From the May 2024 issue of Apollo. Preview and subscribe here.
The Renaissance architectural theorist Leon Battista Alberti thought it was not the business of architects to use drawings to deceive. Architectural drawings, he thought, ought to convey factual information as clearly and unambiguously as possible. Today, more than five centuries after the publication of Alberti’s De Re Aedificatoria, we continue to think of architects’ drawings in much the same way – as meticulous, if at times a little dry, repetitions of the formula of plan, section and elevation. A delightful new exhibition at Sir John Soane’s Museum in London (until 9 June) reminds us of how misconceived a view this is. Titled ‘Fanciful Figures’, its focus is on the small figures that can often be found in architectural drawings, both from the past and in the present, and provokes us to think about who they were and why they were included.
The technical name for these miniature figures and their accompanying dogs, hats and umbrellas, staffage, does much to indicate their origins. Deriving ultimately from the medieval Dutch word stofferen, meaning to fit out or to decorate, staffage was born of the world of Dutch landscape paintings, in which carefully observed groups of figures act as vignettes to give context and character to the wider scene. They first appeared in architectural drawings in the late 17th century, when perspectival views of architectural projects began to proliferate. These drawings were the forerunners of the modern architect’s perspectival rendering. Indeed, today the role of staffage has only continued to grow in importance, with architects increasingly seeking not only to give details of architectural construction in their drawings – now, of course, often made on a computer – but also, crucially, to give a sense of place.
The conventions of staffage were ultimately formed as the result of a dialogue between artists and architects. William Kent, who was trained in Rome as a figurative painter before he became an architect, embodies this fusion. Even his more formal studies in elevation and section can be peopled with charming and characterful figure studies. Kent’s figures may seem whimsical, but they have a seriousness of purpose that carries through to this day. Unlike other arts, architecture has to be designed with end users in mind. Today, an architect may include figures to give a sense of rooms in use. What better way to sell his or her design for a bathroom to a client than to include a sketch of a figure relaxing in a hot bath?

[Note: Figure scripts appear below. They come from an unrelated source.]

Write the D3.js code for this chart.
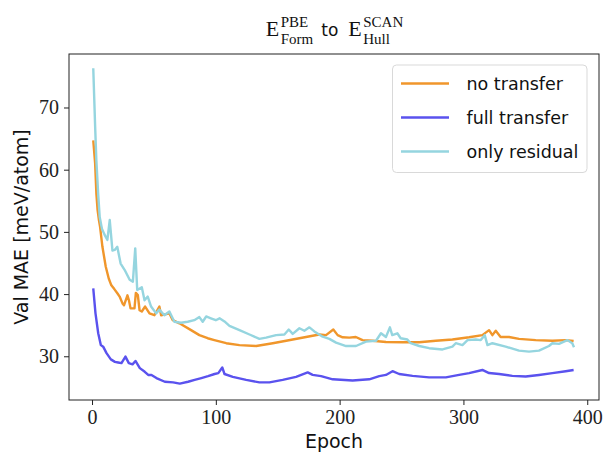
<!DOCTYPE html>
<html>
<head>
<meta charset="utf-8">
<script src="https://cdn.jsdelivr.net/npm/d3@7"></script>
<style>
  html, body { margin: 0; padding: 0; background: #fff; }
  svg { display: block; }
</style>
</head>
<body>
<svg id="chart" width="604" height="454"></svg>
<script>
// ---- data ----
const seriesNames = ["no transfer", "full transfer", "only residual"];
const seriesColors = ["#F0962B", "#5A52EE", "#95D5DF"];

const noTransferEpochs = [1, 2.5, 3.5, 4.5, 5.5, 6.5, 8.4, 11.1, 13.5, 15.6, 18, 20.6, 22.3, 24.6, 25.8, 28.6, 29.8, 31.1, 34.3, 35.4, 37, 38.4, 40.2, 42.9, 46.4, 50.4, 54.4, 55.8, 62.5, 65.2, 70.6, 80, 86.7, 93.4, 98.8, 108.4, 119.1, 132.6, 146, 156.8, 167.5, 178.2, 183.6, 189, 194.9, 198.4, 202.4, 207.8, 213.1, 218.5, 226.6, 237.4, 250.8, 264.3, 277.7, 291.1, 304.6, 315.3, 320.7, 323.4, 326.1, 330, 336.8, 344.9, 358.4, 371.8, 382.6, 389];
const noTransferValues = [64.7, 61.0, 56.2, 53.5, 52.0, 50.8, 47.6, 44.4, 42.5, 41.4, 40.8, 40.1, 39.6, 38.5, 38.2, 39.8, 39.0, 37.7, 37.7, 40.2, 39.85, 37.4, 37.2, 38.0, 36.9, 36.6, 38.0, 36.6, 36.9, 35.8, 35.3, 34.2, 33.4, 32.9, 32.6, 32.1, 31.8, 31.65, 32.1, 32.5, 32.9, 33.3, 33.5, 33.4, 34.3, 33.4, 33.05, 33.0, 33.1, 32.6, 32.5, 32.3, 32.25, 32.25, 32.5, 32.7, 33.05, 33.4, 34.2, 33.4, 34.1, 33.1, 33.1, 32.8, 32.6, 32.5, 32.6, 32.45];

const fullTransferEpochs = [1, 2.8, 5, 7.1, 9, 11.7, 15.2, 18.5, 21.1, 23.8, 27, 29.7, 32.7, 35.1, 38.6, 42.6, 45.4, 48, 52, 58.8, 65.5, 70.9, 77.6, 82.9, 88.3, 93.7, 99, 102, 105.2, 107, 113.7, 124.5, 135.2, 143.3, 154, 164.8, 174.2, 178.2, 185, 194.4, 210.5, 223.9, 232, 237.4, 242.7, 248.1, 258.9, 272.3, 285.8, 296.5, 304.6, 315.3, 320.7, 328.8, 339.5, 350.3, 361, 371.8, 382.6, 389];
const fullTransferValues = [40.9, 36.9, 33.7, 31.8, 31.55, 30.5, 29.5, 29.1, 29.0, 28.9, 29.95, 28.9, 28.7, 29.25, 28.1, 27.5, 27.0, 27.0, 26.5, 25.9, 25.8, 25.6, 25.9, 26.2, 26.5, 26.8, 27.15, 27.3, 28.2, 27.15, 26.7, 26.2, 25.8, 25.8, 26.2, 26.7, 27.4, 27.0, 26.8, 26.3, 26.1, 26.3, 26.8, 27.0, 27.6, 27.15, 26.85, 26.6, 26.6, 27.0, 27.3, 27.8, 27.3, 27.15, 26.85, 26.75, 27.0, 27.3, 27.6, 27.8];

const onlyResidualEpochs = [1, 2.5, 3.5, 5, 6.2, 8, 10, 12.4, 14.3, 16.5, 18.3, 20.4, 23.1, 26.3, 30.4, 33, 34.9, 36.5, 40.2, 42.4, 45, 47.7, 51.8, 54.4, 58.4, 62.5, 66.5, 71.9, 77.3, 82.6, 86.7, 89.4, 92.2, 96, 100, 103, 107, 111, 119.1, 127.2, 135.2, 140.6, 148.7, 155.4, 158.9, 162.1, 167.5, 171.5, 175.6, 179.6, 186.3, 191.7, 197.1, 205.2, 213.2, 221.3, 229.4, 233.4, 237.4, 240.6, 242.5, 246.6, 249.3, 254.7, 257.4, 264.3, 272.3, 283.1, 291.1, 293.8, 299.2, 303.3, 310, 314, 317.2, 319.4, 323.4, 334.1, 344.9, 353, 361, 369.1, 371.8, 377.2, 383.9, 387.9, 389.3];
const onlyResidualValues = [76.3, 67.0, 61.5, 56.0, 52.4, 50.5, 49.6, 48.7, 51.9, 47.0, 47.1, 47.6, 44.9, 43.9, 42.3, 42.0, 47.35, 40.65, 41.1, 39.0, 39.6, 38.0, 36.9, 37.5, 36.6, 37.2, 35.55, 35.4, 35.55, 35.8, 36.3, 35.55, 36.4, 36.1, 35.8, 36.1, 35.6, 34.9, 34.2, 33.5, 32.8, 33.0, 33.4, 33.5, 34.3, 33.6, 34.5, 34.1, 34.65, 34.0, 33.15, 32.8, 32.2, 31.65, 31.65, 32.35, 32.5, 33.7, 33.1, 34.65, 33.4, 33.7, 32.9, 32.7, 32.1, 31.65, 31.3, 31.1, 31.55, 32.1, 31.8, 32.6, 32.7, 32.6, 33.4, 31.8, 32.1, 31.55, 30.9, 30.75, 30.9, 31.65, 32.1, 32.0, 32.6, 32.1, 31.45];

const xTicks = [0, 100, 200, 300, 400];
const yTicks = [30, 40, 50, 60, 70];
const xLabel = "Epoch";
const yLabel = "Val MAE [meV/atom]";
// title pieces: E^{PBE}_{Form} to E^{SCAN}_{Hull}
const titleParts = [
  { base: "E", sup: "PBE", sub: "Form" },
  { word: "to" },
  { base: "E", sup: "SCAN", sub: "Hull" }
];

// ---- layout ----
const svg = d3.select("#chart");
const margin = { left: 69, right: 5, top: 54, bottom: 54 };
const W = 604, H = 454;
const x = d3.scaleLinear().domain([-18.6, 409.5]).range([margin.left, W - margin.right]);
const y = d3.scaleLinear().domain([22.97, 78.6]).range([H - margin.bottom, margin.top]);

const serif = "'Liberation Serif', 'DejaVu Serif', serif";
const sans = "'DejaVu Sans', 'Open Sans', sans-serif";

const series = [
  { name: seriesNames[0], color: seriesColors[0], ep: noTransferEpochs, v: noTransferValues },
  { name: seriesNames[1], color: seriesColors[1], ep: fullTransferEpochs, v: fullTransferValues },
  { name: seriesNames[2], color: seriesColors[2], ep: onlyResidualEpochs, v: onlyResidualValues }
];

const line = d3.line().x(d => x(d[0])).y(d => y(d[1]));
const plot = svg.append("g");
series.forEach(s => {
  plot.append("path")
    .datum(s.ep.map((e, i) => [e, s.v[i]]))
    .attr("fill", "none")
    .attr("stroke", s.color)
    .attr("stroke-width", 2.4)
    .attr("stroke-linejoin", "round")
    .attr("d", line);
});

// frame
svg.append("rect")
  .attr("x", margin.left).attr("y", margin.top)
  .attr("width", W - margin.right - margin.left)
  .attr("height", H - margin.bottom - margin.top)
  .attr("fill", "none").attr("stroke", "#222").attr("stroke-width", 1);

// axes
const xAxis = svg.append("g")
  .attr("transform", `translate(0,${H - margin.bottom})`)
  .call(d3.axisBottom(x).tickValues(xTicks).tickSize(5).tickPadding(5).tickFormat(d3.format("d")));
const yAxis = svg.append("g")
  .attr("transform", `translate(${margin.left},0)`)
  .call(d3.axisLeft(y).tickValues(yTicks).tickSize(5).tickPadding(5).tickFormat(d3.format("d")));
[xAxis, yAxis].forEach(a => {
  a.select(".domain").remove();
  a.selectAll(".tick line").attr("stroke", "#222");
  a.selectAll(".tick text").attr("font-family", serif).attr("font-size", 20).attr("fill", "#222");
});

// axis labels
svg.append("text")
  .attr("x", (margin.left + W - margin.right) / 2).attr("y", 448)
  .attr("text-anchor", "middle").attr("font-family", sans).attr("font-size", 19)
  .attr("fill", "#111").text(xLabel);
svg.append("text")
  .attr("transform", `translate(28,${(margin.top + H - margin.bottom) / 2}) rotate(-90)`)
  .attr("text-anchor", "middle").attr("font-family", sans).attr("font-size", 19)
  .attr("fill", "#111").text(yLabel);

// title, built piece by piece (sup stacked above sub)
const tg = svg.append("g");
const baseY = 36.3;
let cur = 0;
titleParts.forEach((p, i) => {
  if (p.word) {
    const t = tg.append("text").attr("x", cur + 8).attr("y", baseY)
      .attr("font-family", sans).attr("font-size", 17).attr("fill", "#111").text(p.word);
    cur += 8 + t.node().getComputedTextLength() + 10;
  } else {
    const b = tg.append("text").attr("x", cur).attr("y", baseY)
      .attr("font-family", serif).attr("font-size", 22).attr("fill", "#111").text(p.base);
    const bx = cur + b.node().getComputedTextLength() + 1.5;
    const sp = tg.append("text").attr("x", bx).attr("y", baseY - 9)
      .attr("font-family", serif).attr("font-size", 15).attr("fill", "#111").text(p.sup);
    const sb = tg.append("text").attr("x", bx).attr("y", baseY + 7.5)
      .attr("font-family", serif).attr("font-size", 15).attr("fill", "#111").text(p.sub);
    cur = bx + Math.max(sp.node().getComputedTextLength(), sb.node().getComputedTextLength());
  }
});
const titleCenter = 334.5;
tg.attr("transform", `translate(${titleCenter - cur / 2},0)`);

// legend
const lg = svg.append("g");
lg.append("rect")
  .attr("x", 392.5).attr("y", 65).attr("width", 194.5).attr("height", 107.5)
  .attr("rx", 4).attr("fill", "#fff").attr("fill-opacity", 0.85)
  .attr("stroke", "#d9d9d9").attr("stroke-width", 1);
series.forEach((s, i) => {
  const yy = 83.5 + i * 34;
  lg.append("line").attr("x1", 401).attr("x2", 449).attr("y1", yy).attr("y2", yy)
    .attr("stroke", s.color).attr("stroke-width", 2.4);
  lg.append("text").attr("x", 466.5).attr("y", yy + 6.5)
    .attr("font-family", sans).attr("font-size", 17.5).attr("fill", "#111").text(s.name);
});
</script>
</body>
</html>
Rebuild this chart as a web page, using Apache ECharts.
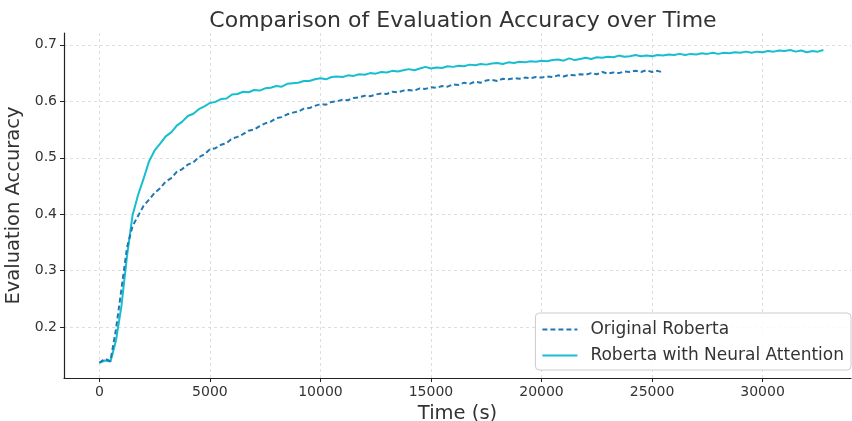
<!DOCTYPE html>
<html><head><meta charset="utf-8">
<script src="https://cdn.jsdelivr.net/npm/echarts@6/dist/echarts.min.js"></script>
<style>html,body{margin:0;padding:0;background:#fff}#c{width:852px;height:421px}</style>
</head><body><div id="c"></div>
<script>
const titleText = "Comparison of Evaluation Accuracy over Time";
const seriesNames = ["Original Roberta", "Roberta with Neural Attention"];
const timeStep = 250; // seconds between evaluations
const xTicks = [0, 5000, 10000, 15000, 20000, 25000, 30000];
const yTicks = [0.2, 0.3, 0.4, 0.5, 0.6, 0.7];

const originalAcc = [
0.137,0.144,0.140,0.196,0.268,0.341,0.379,0.397,0.415,0.426,
0.438,0.446,0.458,0.464,0.475,0.480,0.488,0.492,0.501,0.506,
0.515,0.517,0.523,0.526,0.534,0.537,0.542,0.548,0.550,0.556,
0.561,0.564,0.570,0.572,0.577,0.580,0.582,0.587,0.588,0.592,
0.595,0.594,0.599,0.600,0.603,0.602,0.606,0.607,0.610,0.609,
0.612,0.614,0.613,0.617,0.616,0.619,0.620,0.619,0.623,0.622,
0.625,0.624,0.627,0.626,0.630,0.629,0.633,0.631,0.635,0.633,
0.637,0.638,0.636,0.640,0.639,0.641,0.640,0.642,0.641,0.643,
0.642,0.644,0.643,0.646,0.644,0.647,0.646,0.648,0.647,0.650,
0.648,0.652,0.649,0.651,0.650,0.653,0.652,0.654,0.652,0.655,
0.652,0.654,0.651];

const attentionAcc = [
0.137,0.141,0.139,0.176,0.238,0.326,0.398,0.434,0.463,0.494,
0.513,0.525,0.538,0.545,0.557,0.564,0.574,0.578,0.586,0.591,
0.597,0.599,0.604,0.605,0.612,0.613,0.617,0.616,0.620,0.619,
0.623,0.624,0.627,0.626,0.631,0.632,0.633,0.636,0.636,0.639,
0.641,0.639,0.643,0.644,0.643,0.646,0.645,0.648,0.647,0.650,
0.649,0.652,0.651,0.654,0.653,0.655,0.657,0.655,0.658,0.661,
0.658,0.660,0.659,0.662,0.661,0.663,0.662,0.665,0.664,0.666,
0.665,0.667,0.668,0.666,0.669,0.668,0.670,0.669,0.671,0.670,
0.672,0.671,0.673,0.674,0.672,0.676,0.673,0.675,0.677,0.675,
0.678,0.677,0.679,0.678,0.681,0.679,0.680,0.682,0.680,0.681,
0.680,0.682,0.681,0.683,0.682,0.684,0.682,0.684,0.683,0.685,
0.684,0.686,0.684,0.686,0.685,0.687,0.686,0.688,0.686,0.688,
0.687,0.689,0.688,0.690,0.689,0.691,0.688,0.690,0.687,0.689,
0.688,0.691];

const toPairs = arr => arr.map((v, i) => [i * timeStep, v]);
const font = "DejaVu Sans";
const chart = echarts.init(document.getElementById('c'), null, {renderer: 'canvas'});
chart.setOption({
  animation: false,
  backgroundColor: '#fff',
  title: {text: titleText, left: 458, top: 5, textAlign: 'center',
    textStyle: {fontFamily: font, fontSize: 22, fontWeight: 'normal', color: '#333'}},
  grid: {left: 64, right: 1, top: 33, bottom: 43, containLabel: false, outerBoundsMode: 'none'},
  legend: {
    orient: 'vertical', right: 1, bottom: 51, itemWidth: 35, itemHeight: 12, itemGap: 9,
    itemStyle: {opacity: 0},
    padding: [8, 7, 6, 6], backgroundColor: 'rgba(255,255,255,0.85)', borderColor: '#ccc', borderWidth: 1, borderRadius: 4,
    textStyle: {fontFamily: font, fontSize: 17, color: '#333', padding: [0, 0, 0, 8]},
    data: seriesNames
  },
  xAxis: {
    type: 'value', min: -1600, max: 34000,
    name: 'Time (s)', nameLocation: 'middle', nameGap: 25,
    nameTextStyle: {fontFamily: font, fontSize: 19.5, color: '#333'},
    axisLine: {show: true, onZero: false, lineStyle: {color: '#222', width: 1.2}},
    axisTick: {show: true, customValues: xTicks, length: 4, lineStyle: {color: '#222'}},
    axisLabel: {customValues: xTicks, fontFamily: font, fontSize: 14, color: '#333', margin: 7,
      formatter: v => String(v)},
    splitLine: {show: true, lineStyle: {color: '#d6d6d6', type: [3, 3], width: 0.8}}
  },
  yAxis: {
    type: 'value', min: 0.11, max: 0.721,
    name: 'Evaluation Accuracy', nameLocation: 'middle', nameGap: 35,
    nameTextStyle: {fontFamily: font, fontSize: 19.5, color: '#333'},
    axisLine: {show: true, onZero: false, lineStyle: {color: '#222', width: 1.2}},
    axisTick: {show: true, customValues: yTicks, length: 4, lineStyle: {color: '#222'}},
    axisLabel: {customValues: yTicks, fontFamily: font, fontSize: 14, color: '#333', margin: 7,
      formatter: v => v.toFixed(1)},
    splitLine: {show: true, lineStyle: {color: '#d6d6d6', type: [3, 3], width: 0.8}}
  },
  series: [
    {name: seriesNames[0], type: 'line', data: toPairs(originalAcc), showSymbol: false, symbol: 'none',
      lineStyle: {color: '#1f77b4', width: 2, type: [5, 3]}, itemStyle: {color: '#1f77b4'}, z: 3},
    {name: seriesNames[1], type: 'line', data: toPairs(attentionAcc), showSymbol: false, symbol: 'none',
      lineStyle: {color: '#17becf', width: 2}, itemStyle: {color: '#17becf'}, z: 2}
  ]
});
</script></body></html>
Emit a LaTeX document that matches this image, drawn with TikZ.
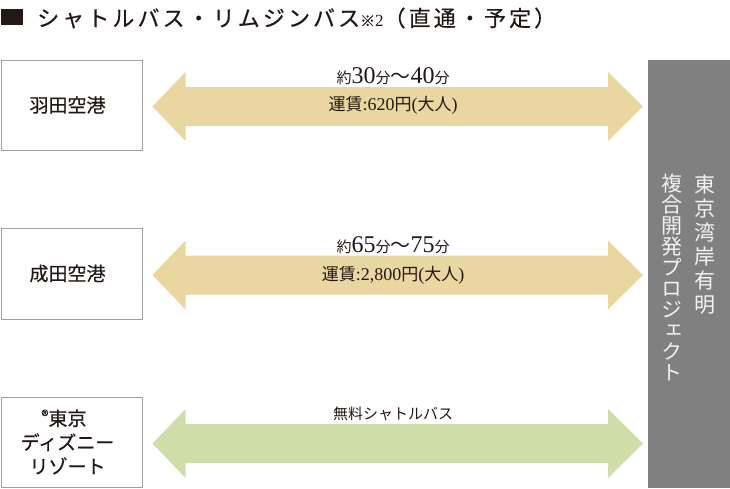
\documentclass[tikz,border=0pt]{standalone}
\usepackage{fontspec}
\setmainfont{Liberation Serif}
\newfontfamily\jp{Noto Sans CJK JP}
\newfontfamily\jpm[FakeBold=0.6]{Noto Sans CJK JP}
\newfontfamily\jpv[RawFeature=+vert]{Noto Sans CJK JP}
\newfontfamily\jpt[LetterSpace=14,FakeBold=0.4]{Noto Sans CJK JP}
\usetikzlibrary{calc}
\definecolor{shuttleTan}{RGB}{233,214,160}
\definecolor{freeGreen}{RGB}{207,221,168}
\definecolor{barGray}{RGB}{128,128,128}
\definecolor{barText}{RGB}{242,242,242}
\definecolor{boxLine}{RGB}{160,160,160}
\definecolor{ink}{RGB}{35,24,21}
\newcommand{\jsmall}[1]{{\jp\fontsize{15}{15}\selectfont #1}}
\newcommand{\jfare}[1]{{\jp\fontsize{17}{17}\selectfont #1}}
\newcommand{\bignum}[1]{{\fontsize{24}{24}\selectfont #1}}
\newcommand{\farenum}[1]{{\fontsize{18}{18}\selectfont #1}}

\begin{document}
\begin{tikzpicture}[x=1pt,y=-1pt,
place/.style = {draw=boxLine, line width=1pt, minimum width=141pt, minimum height=90pt, inner sep=0pt},
placetext/.style = {text=ink, inner sep=0pt, align=center, font=\jpm\fontsize{19}{24}\selectfont},
timetext/.style = {text=ink, inner sep=0pt, anchor=base},
bartext/.style = {text=barText, inner sep=0pt, text height=18.5pt, text depth=2.5pt, font=\jpv\fontsize{21}{21}\selectfont},]
\useasboundingbox (0,0) rectangle (730,488);
% title
\fill[ink] (1,9) rectangle (23,25);
\node[anchor=west, inner sep=0pt, text=ink, font=\jpt\fontsize{22}{22}\selectfont] (title) at (37,18) {シャトルバス・リムジンバス{\fontsize{15}{15}\selectfont ※}{\rmfamily\fontsize{17}{17}\selectfont 2}（直通・予定）};
% destination
\node[fill=barGray, anchor=north west, minimum width=82pt, minimum height=428pt, inner sep=0pt] (bay) at (648,60) {};
\foreach \ch [count=\i] in {東,京,湾,岸,有,明}
  \node[bartext] (bayA\i) at (705,160+24*\i) {\ch};
\foreach \ch [count=\i] in {複,合,開,発,プ,ロ,ジ,ェ,ク,ト}
  \node[bartext] (bayB\i) at (672,162.5+21*\i) {\ch};
% origins
\node[place, label={[placetext, xshift=-4pt]center:羽田空港}] (hnd) at (71.5,105) {};
\node[place, minimum height=91pt, label={[placetext, xshift=-4pt]center:成田空港}] (nrt) at (71.5,273.5) {};
\node[place, label={[placetext, xshift=-4pt]center:{\llap{\fontsize{15}{15}\selectfont\raisebox{4pt}{®}}東京\\ディズニー\\リゾート}}] (tdr) at (71.5,442) {};
% arrows
\foreach \n/\c in {hnd/shuttleTan, nrt/shuttleTan, tdr/freeGreen} {
  \path ($(\n.east)+(10,1.5)$) coordinate (l) ($(\n.east -| bay.west)+(-5,1.5)$) coordinate (r);
  \fill[\c] (l) -- ($(l)+(33,-34.5)$) -- ($(l)+(33,-19.5)$) -- ($(r)+(-35,-19.5)$) -- ($(r)+(-35,-34.5)$)
    -- (r) -- ($(r)+(-35,34.5)$) -- ($(r)+(-35,19.5)$) -- ($(l)+(33,19.5)$) -- ($(l)+(33,34.5)$) -- cycle;
}
\node[timetext] (hndtime) at (393,83) {\jsmall{約}\bignum{30}\jsmall{分}{\jp\fontsize{20}{20}\selectfont 〜}\bignum{40}\jsmall{分}};
\node[timetext] (hndfare) at (393,110) {\jfare{運賃}\farenum{:620}\jfare{円}\farenum{(}\jfare{大人}\farenum{)}};
\node[timetext] (nrttime) at (393,252) {\jsmall{約}\bignum{65}\jsmall{分}{\jp\fontsize{20}{20}\selectfont 〜}\bignum{75}\jsmall{分}};
\node[timetext] (nrtfare) at (393,280) {\jfare{運賃}\farenum{:2,800}\jfare{円}\farenum{(}\jfare{大人}\farenum{)}};
\node[timetext] (tdrfree) at (393,419) {\jsmall{無料シャトルバス}};
\end{tikzpicture}
\end{document}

In the past, architects, whose skills were better suited to the painstaking processes of more conventional architectural drawing, would employ specialists to carry out their staffage. The transformative effect of these specialist hands can be startling. Joseph Michael Gandy, for instance, was supremely talented in the perspective renderings he made of some of Sir John Soane’s greatest projects, but clearly struggled when it came to figures. In a drawing he made of a dinner in one of Soane’s rooms in the Bank of England, Gandy’s liveried diners look like a row of wooden skittles. In drawings that have the input of Benedictus Antonio van Assen, by contrast, the figures are full of life and character. Van Assen was Soane’s favourite staffage artist. His lack of aptitude as a businessman is perhaps the reason that he is not better known. An intended publication dedicated to his drawings of figures from London life failed ever to be realised.
Why did architects include staffage, and why do they continue to do so today? At one level, the answer is simple – to give scale. Using staffage, an architect can easily convey to a patron, or prospective patron, who may not be trained in the conventions of architectural drawing, how a project would look if built in the real world. But the answer is not always so straightforward. If we look closely at Leonard Knyff’s c. 1695 drawing of one of Sir Christopher Wren’s schemes for Greenwich Hospital, for example, we see that many of the figures are comically out of scale and that the galleons in the drawing’s foreground are the same size as the rowing boats alongside them.
If they do not convey the building’s size, what purpose do these details serve? Here things become more nuanced. Knyff’s drawing of Greenwich is for a project that was never fully realised. The staffage here works alongside the exaggerated – and unrealistic – sense of perspective to beguile the viewer with vignettes that do not just give a sense of scale, but also make the building seem alive. It is no coincidence, then, that several of the most impressive drawings included in the Soane’s exhibition are for buildings that probably never could have been executed.
There is a more fundamental answer to this question, however, which is that staffage exists because buildings cannot exist without people. As such, historical examples of staffage give us a fascinating insight into who exactly architects imagined the end users of their buildings to be. Often, the results are predictable enough: well-to-do ladies and gents dressed in the most fashionable clothes of the day. But there are times when these figures hint at a society that was more heterogeneously composed. A drawing made by Gandy and van Assen for Soane, for instance, shows the Consoles Transfer Office of Soane’s Bank of England in use by figures who appear to be Jewish. Are these stereotypes or are they included to show the Bank of England as a great national project that encompassed all areas of society? The tension between these two possibilities is palpable.
In today’s world, architects think more carefully than ever about the issues raised by Gandy’s drawing. A video in the Soane exhibition shows present-day architects discussing how they people their project drawings and how carefully they consider community representation when introducing their staffage. Today, the question of who is at the forefront of architects’ minds. But the long history of staffage reminds us that, at its best, this is what architecture has always been about.